A recent report by Barclays suggests that India has the potential to significantly contribute to global GDP if it achieves an 8% growth rate. The report outlines the key factors contributing to India’s growth, the need for specific economic preconditions, and the potential for India to surpass China in terms of global GDP contribution.

Current Growth 

Scenario Barclays notes that India’s growth has been robust in recent years, with relatively low inflation and a GDP growth rate of at least 6%. Despite global economic challenges, India has maintained macro stability.

Challenges and Opportunities 

One key challenge is whether India can achieve rapid growth without compromising its hard-earned macro stability. The report highlights the significant economic turnaround that India has experienced in the past decade, transitioning from being one of the ‘Fragile Five’ economies to a more stable and promising one.

India’s Global GDP Contribution 

Currently, India’s contribution to global GDP remains relatively low, especially compared to China and the United States. To become a bigger driver of global growth, India must target an 8% growth rate, according to Barclays.

Preconditions for Growth: The report emphasizes the need for specific economic preconditions to achieve this growth, including:

  • Higher Nominal Savings Rate: Increasing the nominal savings rate to around 32.3% of GDP, up from the current 30.2%.
  • Workforce Growth: Incremental growth in the workforce at a rate of 3.5% per annum, compared to the current 1%.
  • Economic Diversification: Encouraging increased female participation, expanding global export share, and effectively using capital.

The Role of Investment Investment is identified as a crucial driver of India’s economic growth. The report indicates that India’s growth cycle is at a point where additional investment could generate returns more productively. While recent investments have diversified into sectors like telecommunications and digitization, the report suggests a need for reinvestment in traditional sectors due to capacity constraints.

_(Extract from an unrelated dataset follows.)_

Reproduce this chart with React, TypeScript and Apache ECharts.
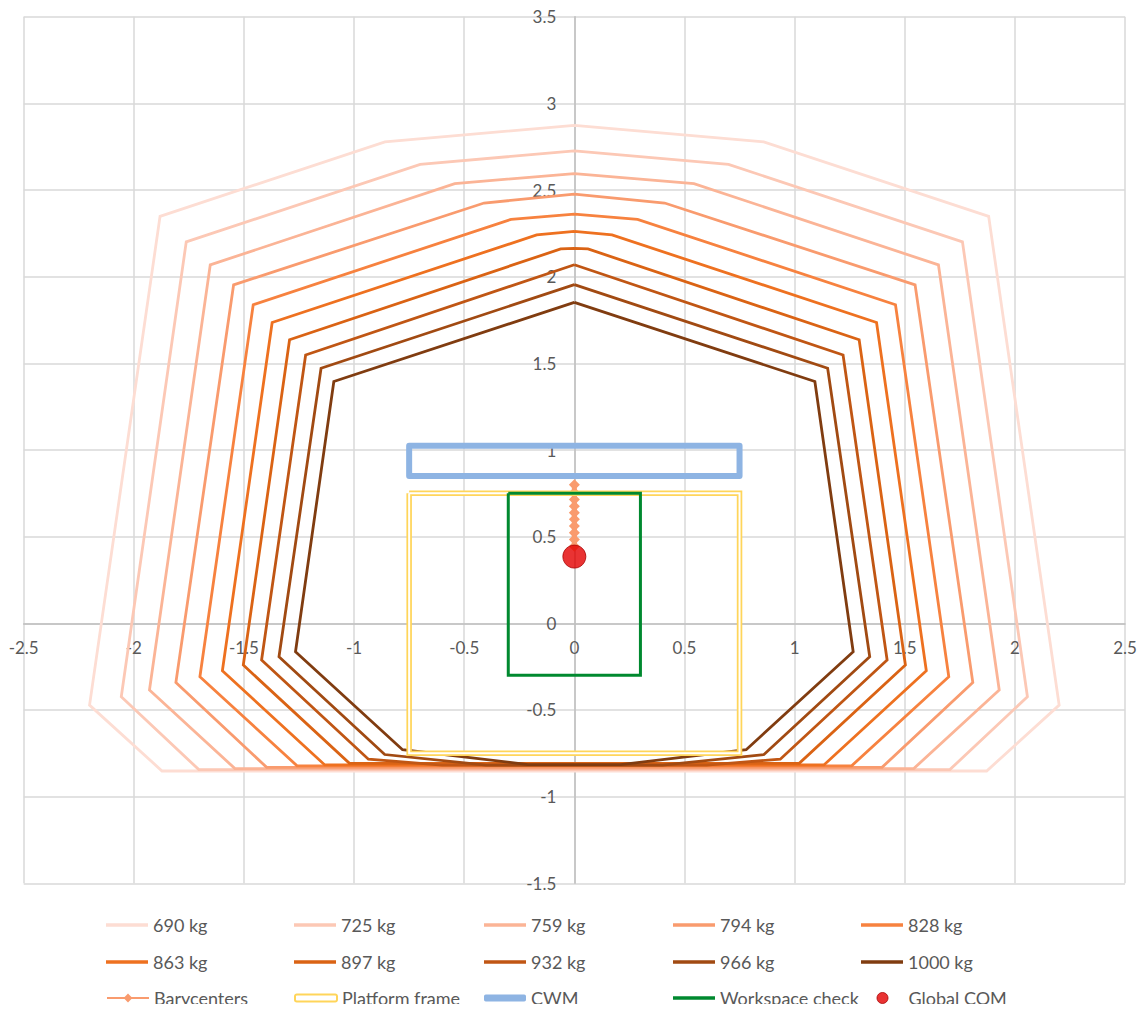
import React, { useEffect, useRef } from "react";
import * as echarts from "echarts";

// ---- Data ----
const massLabels = ["690 kg", "725 kg", "759 kg", "794 kg", "828 kg", "863 kg", "897 kg", "932 kg", "966 kg", "1000 kg"];
const massColors = ["#FDDDD3", "#FCC8B5", "#FBB496", "#F99B6E", "#F7823F", "#EE7120", "#DA6314", "#C05614", "#A14A12", "#803C10"];

const poly690 = [[0, 2.873], [0.86, 2.778], [1.881, 2.348], [2.201, -0.472], [1.872, -0.852], [-1.872, -0.852], [-2.201, -0.472], [-1.881, 2.348], [-0.86, 2.778], [0, 2.873]];
const poly725 = [[0, 2.726], [0.7, 2.648], [1.762, 2.201], [2.057, -0.424], [1.705, -0.844], [-1.705, -0.844], [-2.057, -0.424], [-1.762, 2.201], [-0.7, 2.648], [0, 2.726]];
const poly759 = [[0, 2.595], [0.543, 2.537], [1.653, 2.068], [1.929, -0.385], [1.541, -0.838], [-1.541, -0.838], [-1.929, -0.385], [-1.653, 2.068], [-0.543, 2.537], [0, 2.595]];
const poly794 = [[0, 2.476], [0.41, 2.425], [1.547, 1.953], [1.809, -0.341], [1.397, -0.831], [-1.397, -0.831], [-1.809, -0.341], [-1.547, 1.953], [-0.41, 2.425], [0, 2.476]];
const poly828 = [[0, 2.361], [0.287, 2.331], [1.458, 1.838], [1.7, -0.308], [1.259, -0.822], [-1.259, -0.822], [-1.7, -0.308], [-1.458, 1.838], [-0.287, 2.331], [0, 2.361]];
const poly863 = [[0, 2.261], [0.171, 2.241], [1.372, 1.736], [1.598, -0.274], [1.133, -0.817], [-1.133, -0.817], [-1.598, -0.274], [-1.372, 1.736], [-0.171, 2.241], [0, 2.261]];
const poly897 = [[0, 2.163], [0.062, 2.16], [1.293, 1.636], [1.503, -0.241], [1.021, -0.808], [-1.021, -0.808], [-1.503, -0.241], [-1.293, 1.636], [-0.062, 2.16], [0, 2.163]];
const poly932 = [[0, 2.069], [1.22, 1.548], [1.42, -0.212], [0.935, -0.784], [0.6, -0.818], [-0.6, -0.818], [-0.935, -0.784], [-1.42, -0.212], [-1.22, 1.548], [0, 2.069]];
const poly966 = [[0, 1.954], [1.15, 1.472], [1.341, -0.193], [0.861, -0.757], [0.4, -0.818], [-0.4, -0.818], [-0.861, -0.757], [-1.341, -0.193], [-1.15, 1.472], [0, 1.954]];
const poly1000 = [[0, 1.852], [1.092, 1.395], [1.266, -0.164], [0.78, -0.729], [0.21, -0.815], [-0.21, -0.815], [-0.78, -0.729], [-1.266, -0.164], [-1.092, 1.395], [0, 1.852]];
const polygons = [poly690, poly725, poly759, poly794, poly828, poly863, poly897, poly932, poly966, poly1000];

const baryX = [0, 0, 0, 0, 0, 0, 0, 0, 0, 0];
const baryY = [0.8, 0.755, 0.715, 0.676, 0.638, 0.6, 0.561, 0.522, 0.484, 0.445];

const platformX = [-0.75, 0.75, 0.75, -0.75, -0.75];
const platformY = [0.75, 0.75, -0.75, -0.75, 0.75];

const cwmX = [-0.75, 0.75, 0.75, -0.75, -0.75];
const cwmY = [1.025, 1.025, 0.85, 0.85, 1.025];

const workX = [-0.3, 0.3, 0.3, -0.3, -0.3];
const workY = [0.75, 0.75, -0.3, -0.3, 0.75];

const comX = [0];
const comY = [0.385];

const xTicks = { min: -2.5, max: 2.5, step: 0.5 };
const yTicks = { min: -1.5, max: 3.5, step: 0.5 };

const zip = (xs: number[], ys: number[]) => xs.map((x, i) => [x, ys[i]]);

const FONT = "Lato";
const TXT = "#595959";

export default function App() {
  const ref = useRef<HTMLDivElement>(null);
  useEffect(() => {
    const chart = echarts.init(ref.current!, null, { renderer: "svg" });

    const series: any[] = polygons.map((p, i) => ({
      name: massLabels[i],
      type: "line",
      data: p,
      symbol: "none",
      smooth: false,
      lineStyle: { color: massColors[i], width: 2.8, join: "miter" },
      itemStyle: { color: massColors[i] },
      z: 2,
    }));
    series.push({
      name: "Barycenters",
      type: "line",
      data: zip(baryX, baryY),
      symbol: "diamond",
      symbolSize: 11,
      showSymbol: true,
      lineStyle: { color: "#F99B6E", width: 5 },
      itemStyle: { color: "#F99B6E" },
      z: 3,
    });
    series.push({
      name: "Platform frame",
      type: "line",
      data: zip(platformX, platformY),
      symbol: "none",
      lineStyle: { color: "#FFD55A", width: 5.5, join: "miter" },
      itemStyle: { color: "#FFD55A" },
      z: 4,
    });
    series.push({
      name: "Platform frame (inner)",
      type: "line",
      data: zip(platformX, platformY),
      symbol: "none",
      lineStyle: { color: "#FFFFFF", width: 2, join: "miter" },
      itemStyle: { color: "#FFFFFF" },
      z: 4,
    });
    series.push({
      name: "CWM",
      type: "line",
      data: zip(cwmX, cwmY),
      symbol: "none",
      lineStyle: { color: "#8EB4E3", width: 6, join: "round", cap: "round" },
      itemStyle: { color: "#8EB4E3" },
      z: 5,
    });
    series.push({
      name: "Workspace check",
      type: "line",
      data: zip(workX, workY),
      symbol: "none",
      lineStyle: { color: "#00892F", width: 3, join: "miter" },
      itemStyle: { color: "#00892F" },
      z: 6,
    });
    series.push({
      name: "Global COM",
      type: "scatter",
      data: zip(comX, comY),
      symbol: "circle",
      symbolSize: 23,
      itemStyle: { color: "#E30000", borderColor: "#A80000", borderWidth: 1 },
      z: 7,
    });

    const colLeft = [98, 286, 476, 665, 853];
    const rowTop = [915, 952, 988];
    const ICON_W = 42;
    const legends: any[] = [];
    const mk = (name: string, col: number, row: number, icon: any, h: number, itemStyle?: any, shift = 0) => {
      const d: any = { name };
      if (icon) d.icon = icon;
      if (itemStyle) d.itemStyle = itemStyle;
      legends.push({
        data: [d],
        left: colLeft[col] + shift,
        top: rowTop[row],
        padding: 0,
        itemWidth: ICON_W,
        itemHeight: h,
        selectedMode: false,
        textStyle: { fontFamily: FONT, fontSize: 18, color: TXT, lineHeight: 20 },
      });
    };
    massLabels.forEach((m, i) => {
      mk(m, i % 5, Math.floor(i / 5), "rect", 3.5, { color: massColors[i] });
    });
    mk("Barycenters", 0, 2, null, 11);
    mk("Platform frame", 1, 2, "roundRect", 7, { color: "#FFFFFF", borderColor: "#FFD55A", borderWidth: 2 });
    mk("CWM", 2, 2, "roundRect", 7, { color: "#8EB4E3", borderWidth: 0 });
    mk("Workspace check", 3, 2, "rect", 3.5, { color: "#00892F" });
    // circle icon's bounding box starts at (itemWidth - itemHeight)/2, compensate so the text column aligns
    mk("Global COM", 4, 2, "circle", 11, { color: "#E30000", borderColor: "#A80000", borderWidth: 1 }, (ICON_W - 11) / 2);

    const gridLeft = 15.7, gridTop = 16.7, gridW = 1101.3, gridH = 866.6;
    // axes cross at the origin (Excel style): shift each axis from its grid edge to the zero position
    const xAxisOffset = -gridH * (0 - yTicks.min) / (yTicks.max - yTicks.min);
    const yAxisOffset = -gridW * (0 - xTicks.min) / (xTicks.max - xTicks.min);

    const axisCommon = {
      type: "value",
      axisTick: { show: false },
      axisLine: { show: true, onZero: false, lineStyle: { color: "#BFBFBF", width: 1.5 } },
      splitLine: { show: true, lineStyle: { color: "#D9D9D9", width: 1.5 } },
    };

    chart.setOption({
      animation: false,
      backgroundColor: "#FFFFFF",
      grid: { left: gridLeft, top: gridTop, width: gridW, height: gridH, containLabel: false, outerBoundsMode: "none" },
      xAxis: {
        ...axisCommon,
        position: "bottom",
        offset: xAxisOffset,
        min: xTicks.min,
        max: xTicks.max,
        interval: xTicks.step,
        axisLabel: { fontFamily: FONT, fontSize: 17, color: TXT, margin: 16, showMinLabel: true, showMaxLabel: true },
      },
      yAxis: {
        ...axisCommon,
        position: "left",
        offset: yAxisOffset,
        min: yTicks.min,
        max: yTicks.max,
        interval: yTicks.step,
        axisLabel: { fontFamily: FONT, fontSize: 17, lineHeight: 14, color: TXT, margin: 18, showMinLabel: true, showMaxLabel: true },
      },
      legend: legends,
      series,
    });
    return () => chart.dispose();
  }, []);
  return <div ref={ref} style={{ width: 1129, height: 1012, marginTop: -8, marginBottom: -8 }} />;
}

Public Investment: The report calls for increased public investment to facilitate a structural shift in overall investment, potentially pushing the GDP growth rate closer to 8%.

Conclusion 

Barclays’ report highlights that India has the potential to become a major driver of global economic growth, with the potential to surpass China. It acknowledges India’s remarkable economic turnaround and emphasizes the importance of maintaining macro stability while pursuing higher growth. Achieving this growth requires specific economic preconditions, increased investment, and a focus on traditional sectors, coupled with greater public investment. India’s trajectory in the coming years will be a key factor in determining its role in the global economy.